Juana C. The Movie
Philippines, 2013
De Jade Castro
Avec : Mae Paner
Durée : 1h35
Les mésaventures de Juana, jeune provinciale atypique à la féminité généreuse. Fraichement diplômée, elle quitte sa campagne pour la ville...
I NEED A HERO
Juana C. The Movie est un film qui ne verra hélas probablement jamais l’ombre d’un écran de distribution chez nous. Pourtant, aux Philippines, Juana Change est un personnage récurrent, héroïne de sketchs et programmes télévisuels où, sous les traits de son alter ego, la comédienne Mae Paner balance avec un mélange de crudité et de fausse ingénuité sur les problèmes socio-politiques du pays : corruption, scandales sexuels des dirigeants ou encore fanatisme religieux. Farces camp où Juana C porte toutes les perruques de Cher réunies, se déguise en Mère Noël puis en Vierge Marie (voire les deux en même temps), ses courts-métrages ont surtout pour but non-dissimulé d’inciter les spectateurs à réagir face aux inégalités. Juana C. The Movie est la version cinématographique de ses aventures, signée Jade Castro (réalisateurs du déjà dingo Zombadings) et Moira, scénariste de ce dernier mais aussi productrice de Lav Diaz (lire notre entretien). Une collaboration qui donne d’emblée le ton du film : un pied dans le kitsch, l’autre dans le sérieux.

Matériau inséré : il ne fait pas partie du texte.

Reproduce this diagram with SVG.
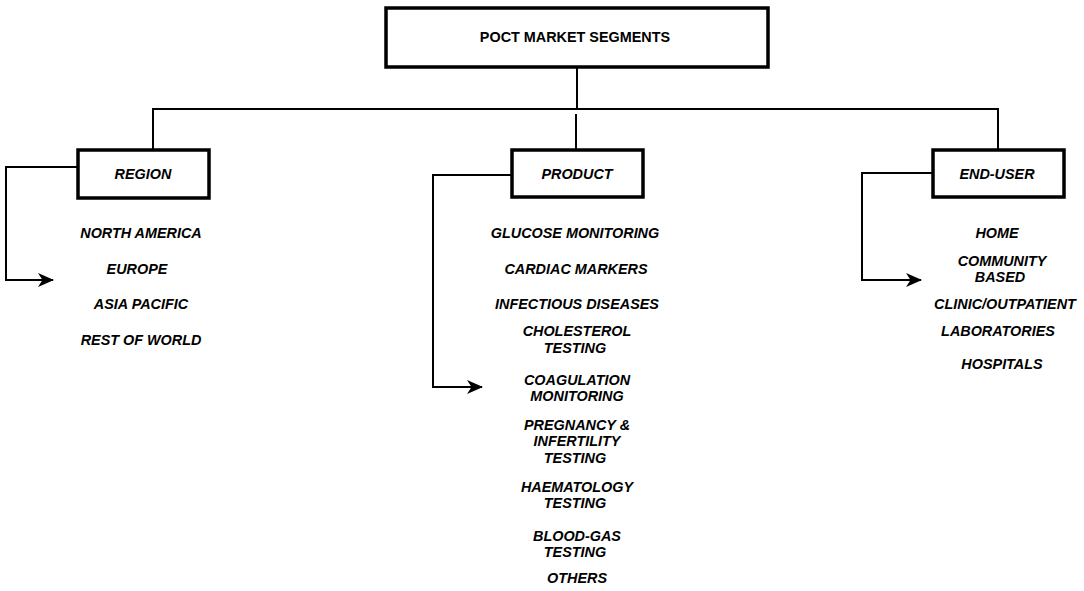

Le film est donc entièrement taillé pour son héroïne éponyme. Et aucun habit n’est trop grand pour un tel personnage. Au-delà des improbables embûches postées sur son chemin (rencontre avec une mère maquerelle démoniaque, menace terroriste et complot gouvernemental), le principal ressort comique du film est l’inadaptabilité de Juana, ou plutôt la supériorité avec laquelle elle mène sa barque. Juana n’a pas d’âge mais elle se fait passer pour une étudiante afin de mener une vie à la Bling Ring. Juana a une silhouette improbable, mais porte des tenues à rendre une drag-queen jalouse et couche sans problème avec des bombasses. Juana brise les cœurs de tous les hommes et se joue des méchants, et jamais le film ne vient remettre en question l’évidence de sa réussite. Inadaptée et gaffeuse et apparence, elle est pourtant moins proche d’un personnage de comédie classique que d’une créature résolument différente. Juana a beau vivre dans un univers des plus concrets, elle semble appartenir à une autre espèce que tous les autres personnages. Dans la grande tradition des comédies camp, c’est un personnage hors normes et hors genre qui sauve la situation. Et même si son abattage rappelle parfois les meilleures figures queer, cette femme biologique est pourtant plus proche d’une créature extraterrestre ou fantastique.
Parmi les très bons gags du film, on trouve la destinée la plus incroyable possible réservé à un personnage: rongée par l’acide, Angeli Bayani (la gouvernante de Ilo Ilo!) se retrouve réduite progressivement à… une vulve parlante. Hélas, en dépit de cette folie, Juana C. The Movie est souvent ralenti par un rythme inégal et parfois fastidieux. Mais derrière cet humour camp et potache se trouve un scénario qui prend très au sérieux les questions sociales. Comme cela était déjà le cas dans Zombadings, la comédie n’empêche pas une ouverture d’esprit bien plus grande et un discours plus solide que dans bien des films-à-sujets tièdes et lisses (y compris un grand nombres de très mauvais films LGBT). Les problèmes économiques, la corruption politique et la désertion des campagnes sont des sujets réellement traités qui ne sont pas oubliés une fois passé le dénouement. Le happy end est sérieusement assombri d’ailleurs par un amer retour à la réalité, preuve que le film est bien moins naïf et superficiel qu’il n’en n’a l’air.